Dataset extract:
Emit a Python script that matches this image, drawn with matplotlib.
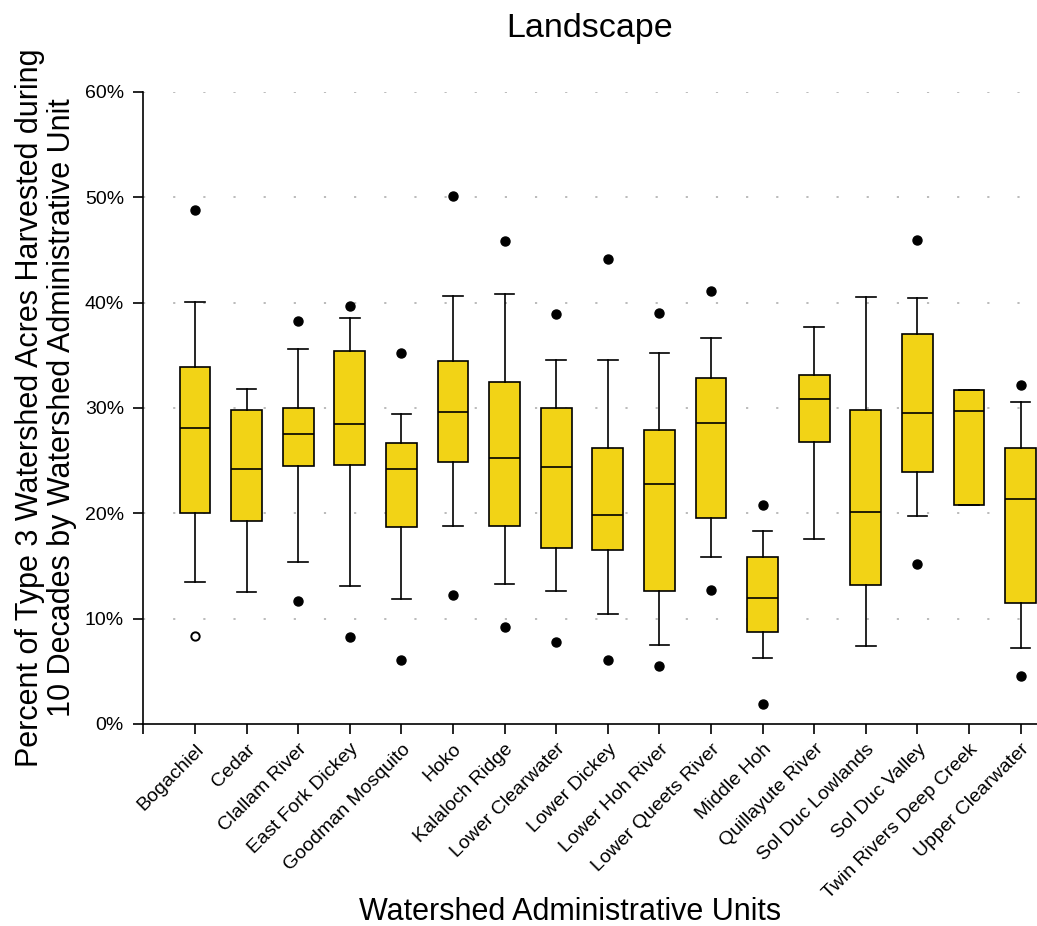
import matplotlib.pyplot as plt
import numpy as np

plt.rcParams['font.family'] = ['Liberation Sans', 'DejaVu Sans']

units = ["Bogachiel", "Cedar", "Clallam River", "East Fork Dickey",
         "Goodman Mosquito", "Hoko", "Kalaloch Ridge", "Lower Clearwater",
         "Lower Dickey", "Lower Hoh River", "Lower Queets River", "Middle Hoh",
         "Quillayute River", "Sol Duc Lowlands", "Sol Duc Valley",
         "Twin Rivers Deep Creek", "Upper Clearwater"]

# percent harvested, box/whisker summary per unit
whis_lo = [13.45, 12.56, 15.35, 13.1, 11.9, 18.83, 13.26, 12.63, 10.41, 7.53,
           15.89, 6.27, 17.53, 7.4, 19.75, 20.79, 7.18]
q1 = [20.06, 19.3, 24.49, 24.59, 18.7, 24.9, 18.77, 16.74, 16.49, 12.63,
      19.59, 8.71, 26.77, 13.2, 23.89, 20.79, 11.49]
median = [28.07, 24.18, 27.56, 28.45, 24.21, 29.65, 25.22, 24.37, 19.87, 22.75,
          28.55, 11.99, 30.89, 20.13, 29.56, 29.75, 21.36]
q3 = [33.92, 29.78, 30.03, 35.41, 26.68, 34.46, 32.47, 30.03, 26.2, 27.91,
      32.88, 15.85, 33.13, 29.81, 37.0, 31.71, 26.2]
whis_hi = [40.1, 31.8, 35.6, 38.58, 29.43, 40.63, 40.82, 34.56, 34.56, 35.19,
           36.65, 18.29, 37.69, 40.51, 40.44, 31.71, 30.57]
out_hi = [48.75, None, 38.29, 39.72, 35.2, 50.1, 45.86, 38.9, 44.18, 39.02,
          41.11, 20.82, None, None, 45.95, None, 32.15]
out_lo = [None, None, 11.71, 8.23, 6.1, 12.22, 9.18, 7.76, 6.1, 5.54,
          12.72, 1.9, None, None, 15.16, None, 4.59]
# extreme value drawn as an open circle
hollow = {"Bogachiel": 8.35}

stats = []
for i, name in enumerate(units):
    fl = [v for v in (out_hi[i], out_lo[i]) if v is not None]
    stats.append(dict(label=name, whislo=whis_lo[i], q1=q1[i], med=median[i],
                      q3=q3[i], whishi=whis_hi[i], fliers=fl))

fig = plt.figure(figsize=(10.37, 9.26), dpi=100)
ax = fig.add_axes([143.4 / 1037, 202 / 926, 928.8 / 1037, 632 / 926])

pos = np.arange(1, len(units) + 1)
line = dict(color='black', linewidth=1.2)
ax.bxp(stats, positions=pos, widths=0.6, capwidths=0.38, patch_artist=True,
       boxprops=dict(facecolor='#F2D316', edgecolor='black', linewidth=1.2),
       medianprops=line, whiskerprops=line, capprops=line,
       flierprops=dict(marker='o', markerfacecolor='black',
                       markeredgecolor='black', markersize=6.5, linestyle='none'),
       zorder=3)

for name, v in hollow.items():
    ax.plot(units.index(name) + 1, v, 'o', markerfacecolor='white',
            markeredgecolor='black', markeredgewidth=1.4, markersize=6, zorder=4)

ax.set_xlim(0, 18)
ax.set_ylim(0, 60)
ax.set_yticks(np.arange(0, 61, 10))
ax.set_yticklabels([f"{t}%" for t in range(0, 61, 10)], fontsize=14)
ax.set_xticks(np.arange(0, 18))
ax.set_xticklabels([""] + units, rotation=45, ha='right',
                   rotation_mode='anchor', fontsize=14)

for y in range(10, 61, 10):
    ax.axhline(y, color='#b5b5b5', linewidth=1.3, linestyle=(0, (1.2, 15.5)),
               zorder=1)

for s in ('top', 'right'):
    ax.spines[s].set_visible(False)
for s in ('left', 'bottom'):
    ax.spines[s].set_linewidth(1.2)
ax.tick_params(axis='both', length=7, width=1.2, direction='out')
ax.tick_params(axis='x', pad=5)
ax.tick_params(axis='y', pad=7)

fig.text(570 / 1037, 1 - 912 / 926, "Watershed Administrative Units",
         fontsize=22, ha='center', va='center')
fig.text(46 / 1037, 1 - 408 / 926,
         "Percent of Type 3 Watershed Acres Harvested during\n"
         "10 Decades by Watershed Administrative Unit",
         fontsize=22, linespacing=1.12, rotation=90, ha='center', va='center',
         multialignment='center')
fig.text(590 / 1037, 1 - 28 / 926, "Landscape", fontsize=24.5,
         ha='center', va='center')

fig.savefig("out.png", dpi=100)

Problem requirements: Repeat the material above word for word, please, apart from its images.

Exercise solution:
Emit a Python script that matches this image, drawn with matplotlib.
import matplotlib.pyplot as plt
import numpy as np

plt.rcParams['font.family'] = ['Liberation Sans', 'DejaVu Sans']

units = ["Bogachiel", "Cedar", "Clallam River", "East Fork Dickey",
         "Goodman Mosquito", "Hoko", "Kalaloch Ridge", "Lower Clearwater",
         "Lower Dickey", "Lower Hoh River", "Lower Queets River", "Middle Hoh",
         "Quillayute River", "Sol Duc Lowlands", "Sol Duc Valley",
         "Twin Rivers Deep Creek", "Upper Clearwater"]

# percent harvested, box/whisker summary per unit
whis_lo = [13.45, 12.56, 15.35, 13.1, 11.9, 18.83, 13.26, 12.63, 10.41, 7.53,
           15.89, 6.27, 17.53, 7.4, 19.75, 20.79, 7.18]
q1 = [20.06, 19.3, 24.49, 24.59, 18.7, 24.9, 18.77, 16.74, 16.49, 12.63,
      19.59, 8.71, 26.77, 13.2, 23.89, 20.79, 11.49]
median = [28.07, 24.18, 27.56, 28.45, 24.21, 29.65, 25.22, 24.37, 19.87, 22.75,
          28.55, 11.99, 30.89, 20.13, 29.56, 29.75, 21.36]
q3 = [33.92, 29.78, 30.03, 35.41, 26.68, 34.46, 32.47, 30.03, 26.2, 27.91,
      32.88, 15.85, 33.13, 29.81, 37.0, 31.71, 26.2]
whis_hi = [40.1, 31.8, 35.6, 38.58, 29.43, 40.63, 40.82, 34.56, 34.56, 35.19,
           36.65, 18.29, 37.69, 40.51, 40.44, 31.71, 30.57]
out_hi = [48.75, None, 38.29, 39.72, 35.2, 50.1, 45.86, 38.9, 44.18, 39.02,
          41.11, 20.82, None, None, 45.95, None, 32.15]
out_lo = [None, None, 11.71, 8.23, 6.1, 12.22, 9.18, 7.76, 6.1, 5.54,
          12.72, 1.9, None, None, 15.16, None, 4.59]
# extreme value drawn as an open circle
hollow = {"Bogachiel": 8.35}

stats = []
for i, name in enumerate(units):
    fl = [v for v in (out_hi[i], out_lo[i]) if v is not None]
    stats.append(dict(label=name, whislo=whis_lo[i], q1=q1[i], med=median[i],
                      q3=q3[i], whishi=whis_hi[i], fliers=fl))

fig = plt.figure(figsize=(10.37, 9.26), dpi=100)
ax = fig.add_axes([143.4 / 1037, 202 / 926, 928.8 / 1037, 632 / 926])

pos = np.arange(1, len(units) + 1)
line = dict(color='black', linewidth=1.2)
ax.bxp(stats, positions=pos, widths=0.6, capwidths=0.38, patch_artist=True,
       boxprops=dict(facecolor='#F2D316', edgecolor='black', linewidth=1.2),
       medianprops=line, whiskerprops=line, capprops=line,
       flierprops=dict(marker='o', markerfacecolor='black',
                       markeredgecolor='black', markersize=6.5, linestyle='none'),
       zorder=3)

for name, v in hollow.items():
    ax.plot(units.index(name) + 1, v, 'o', markerfacecolor='white',
            markeredgecolor='black', markeredgewidth=1.4, markersize=6, zorder=4)

ax.set_xlim(0, 18)
ax.set_ylim(0, 60)
ax.set_yticks(np.arange(0, 61, 10))
ax.set_yticklabels([f"{t}%" for t in range(0, 61, 10)], fontsize=14)
ax.set_xticks(np.arange(0, 18))
ax.set_xticklabels([""] + units, rotation=45, ha='right',
                   rotation_mode='anchor', fontsize=14)

for y in range(10, 61, 10):
    ax.axhline(y, color='#b5b5b5', linewidth=1.3, linestyle=(0, (1.2, 15.5)),
               zorder=1)

for s in ('top', 'right'):
    ax.spines[s].set_visible(False)
for s in ('left', 'bottom'):
    ax.spines[s].set_linewidth(1.2)
ax.tick_params(axis='both', length=7, width=1.2, direction='out')
ax.tick_params(axis='x', pad=5)
ax.tick_params(axis='y', pad=7)

fig.text(570 / 1037, 1 - 912 / 926, "Watershed Administrative Units",
         fontsize=22, ha='center', va='center')
fig.text(46 / 1037, 1 - 408 / 926,
         "Percent of Type 3 Watershed Acres Harvested during\n"
         "10 Decades by Watershed Administrative Unit",
         fontsize=22, linespacing=1.12, rotation=90, ha='center', va='center',
         multialignment='center')
fig.text(590 / 1037, 1 - 28 / 926, "Landscape", fontsize=24.5,
         ha='center', va='center')

fig.savefig("out.png", dpi=100)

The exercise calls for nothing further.